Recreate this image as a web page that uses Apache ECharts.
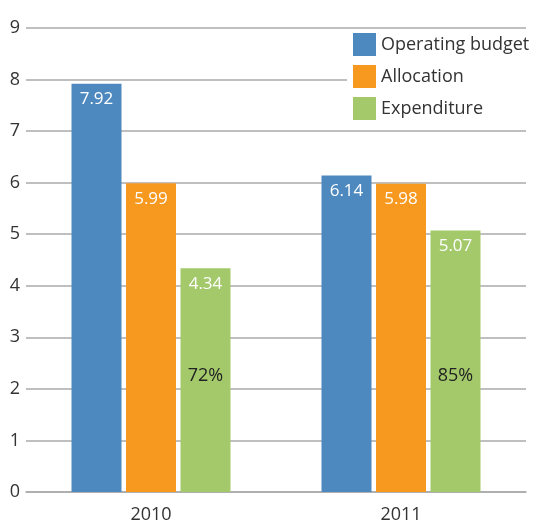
<!DOCTYPE html>
<html>
<head>
<meta charset="utf-8">
<title>Budget</title>
<script src="https://cdn.jsdelivr.net/npm/echarts@6/dist/echarts.min.js"></script>
<style>
  html, body { margin: 0; padding: 0; background: #fff; }
  #chart { width: 535px; height: 524px; }
</style>
</head>
<body>
<div id="chart"></div>
<script>
// data
var years = ['2010', '2011'];
var operatingBudget = [7.92, 6.14];
var allocation = [5.99, 5.98];
var expenditure = [4.34, 5.07];
var spentPct = ['72%', '85%'];
var yTicks = [0, 9, 1]; // min, max, step

var font = 'Open Sans';
var chart = echarts.init(document.getElementById('chart'));

function valueLabel() {
    return {
        show: true,
        position: 'insideTop',
        distance: 7,
        color: '#fff',
        fontFamily: font,
        fontSize: 17,
        formatter: function (p) { return p.value.toFixed(2); }
    };
}

chart.setOption({
    animation: false,
    textStyle: { fontFamily: font },
    color: ['#4d89bf', '#f7981f', '#a3c96b'],
    grid: { left: 26, right: 9, top: 28, bottom: 30 },
    legend: {
        data: ['Operating budget', 'Allocation', 'Expenditure'],
        orient: 'vertical',
        left: 347,
        top: 31,
        padding: [2, 6, 2, 6],
        backgroundColor: '#fff',
        itemWidth: 23,
        itemHeight: 23,
        itemGap: 9,
        icon: 'rect',
        textStyle: { fontFamily: font, fontSize: 18, color: '#333' }
    },
    xAxis: [{
        type: 'category',
        data: years,
        axisLine: { lineStyle: { color: '#aaa', width: 1.5 } },
        axisTick: { show: false },
        axisLabel: { fontFamily: font, fontSize: 18, color: '#333', margin: 14 }
    }, {
        type: 'category',
        data: years,
        show: false
    }],
    yAxis: {
        type: 'value',
        min: yTicks[0],
        max: yTicks[1],
        interval: yTicks[2],
        axisLine: { show: false },
        axisTick: { show: false },
        axisLabel: { fontFamily: font, fontSize: 18, color: '#333', margin: 6 },
        splitLine: { lineStyle: { color: '#aaa', width: 1.5 } }
    },
    series: [
        { name: 'Operating budget', type: 'bar', barWidth: 50, barGap: '9%', data: operatingBudget, label: valueLabel() },
        { name: 'Allocation', type: 'bar', barWidth: 50, barGap: '9%', data: allocation, label: valueLabel() },
        { name: 'Expenditure', type: 'bar', barWidth: 50, barGap: '9%', data: expenditure, label: valueLabel() },
        // hidden slots on the second axis so the percent labels sit on the green bars
        { name: 'slotA', type: 'bar', xAxisIndex: 1, barWidth: 50, barGap: '9%', data: ['-', '-'], silent: true },
        { name: 'slotB', type: 'bar', xAxisIndex: 1, barWidth: 50, barGap: '9%', data: ['-', '-'], silent: true },
        {
            name: 'pct', type: 'bar', xAxisIndex: 1, barWidth: 50, barGap: '9%',
            data: expenditure, silent: true, z: 5,
            itemStyle: { color: 'rgba(0,0,0,0)' },
            label: {
                show: true,
                position: 'insideBottom',
                distance: 107,
                color: '#222',
                fontFamily: font,
                fontSize: 18,
                formatter: function (p) { return spentPct[p.dataIndex]; }
            }
        }
    ]
});
</script>
</body>
</html>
- - - -
Strip out the pictures and quote the remaining data word for word.

Recreate this image as a web page that uses Apache ECharts.
<!DOCTYPE html>
<html>
<head>
<meta charset="utf-8">
<title>Budget</title>
<script src="https://cdn.jsdelivr.net/npm/echarts@6/dist/echarts.min.js"></script>
<style>
  html, body { margin: 0; padding: 0; background: #fff; }
  #chart { width: 535px; height: 524px; }
</style>
</head>
<body>
<div id="chart"></div>
<script>
// data
var years = ['2010', '2011'];
var operatingBudget = [7.92, 6.14];
var allocation = [5.99, 5.98];
var expenditure = [4.34, 5.07];
var spentPct = ['72%', '85%'];
var yTicks = [0, 9, 1]; // min, max, step

var font = 'Open Sans';
var chart = echarts.init(document.getElementById('chart'));

function valueLabel() {
    return {
        show: true,
        position: 'insideTop',
        distance: 7,
        color: '#fff',
        fontFamily: font,
        fontSize: 17,
        formatter: function (p) { return p.value.toFixed(2); }
    };
}

chart.setOption({
    animation: false,
    textStyle: { fontFamily: font },
    color: ['#4d89bf', '#f7981f', '#a3c96b'],
    grid: { left: 26, right: 9, top: 28, bottom: 30 },
    legend: {
        data: ['Operating budget', 'Allocation', 'Expenditure'],
        orient: 'vertical',
        left: 347,
        top: 31,
        padding: [2, 6, 2, 6],
        backgroundColor: '#fff',
        itemWidth: 23,
        itemHeight: 23,
        itemGap: 9,
        icon: 'rect',
        textStyle: { fontFamily: font, fontSize: 18, color: '#333' }
    },
    xAxis: [{
        type: 'category',
        data: years,
        axisLine: { lineStyle: { color: '#aaa', width: 1.5 } },
        axisTick: { show: false },
        axisLabel: { fontFamily: font, fontSize: 18, color: '#333', margin: 14 }
    }, {
        type: 'category',
        data: years,
        show: false
    }],
    yAxis: {
        type: 'value',
        min: yTicks[0],
        max: yTicks[1],
        interval: yTicks[2],
        axisLine: { show: false },
        axisTick: { show: false },
        axisLabel: { fontFamily: font, fontSize: 18, color: '#333', margin: 6 },
        splitLine: { lineStyle: { color: '#aaa', width: 1.5 } }
    },
    series: [
        { name: 'Operating budget', type: 'bar', barWidth: 50, barGap: '9%', data: operatingBudget, label: valueLabel() },
        { name: 'Allocation', type: 'bar', barWidth: 50, barGap: '9%', data: allocation, label: valueLabel() },
        { name: 'Expenditure', type: 'bar', barWidth: 50, barGap: '9%', data: expenditure, label: valueLabel() },
        // hidden slots on the second axis so the percent labels sit on the green bars
        { name: 'slotA', type: 'bar', xAxisIndex: 1, barWidth: 50, barGap: '9%', data: ['-', '-'], silent: true },
        { name: 'slotB', type: 'bar', xAxisIndex: 1, barWidth: 50, barGap: '9%', data: ['-', '-'], silent: true },
        {
            name: 'pct', type: 'bar', xAxisIndex: 1, barWidth: 50, barGap: '9%',
            data: expenditure, silent: true, z: 5,
            itemStyle: { color: 'rgba(0,0,0,0)' },
            label: {
                show: true,
                position: 'insideBottom',
                distance: 107,
                color: '#222',
                fontFamily: font,
                fontSize: 18,
                formatter: function (p) { return spentPct[p.dataIndex]; }
            }
        }
    ]
});
</script>
</body>
</html>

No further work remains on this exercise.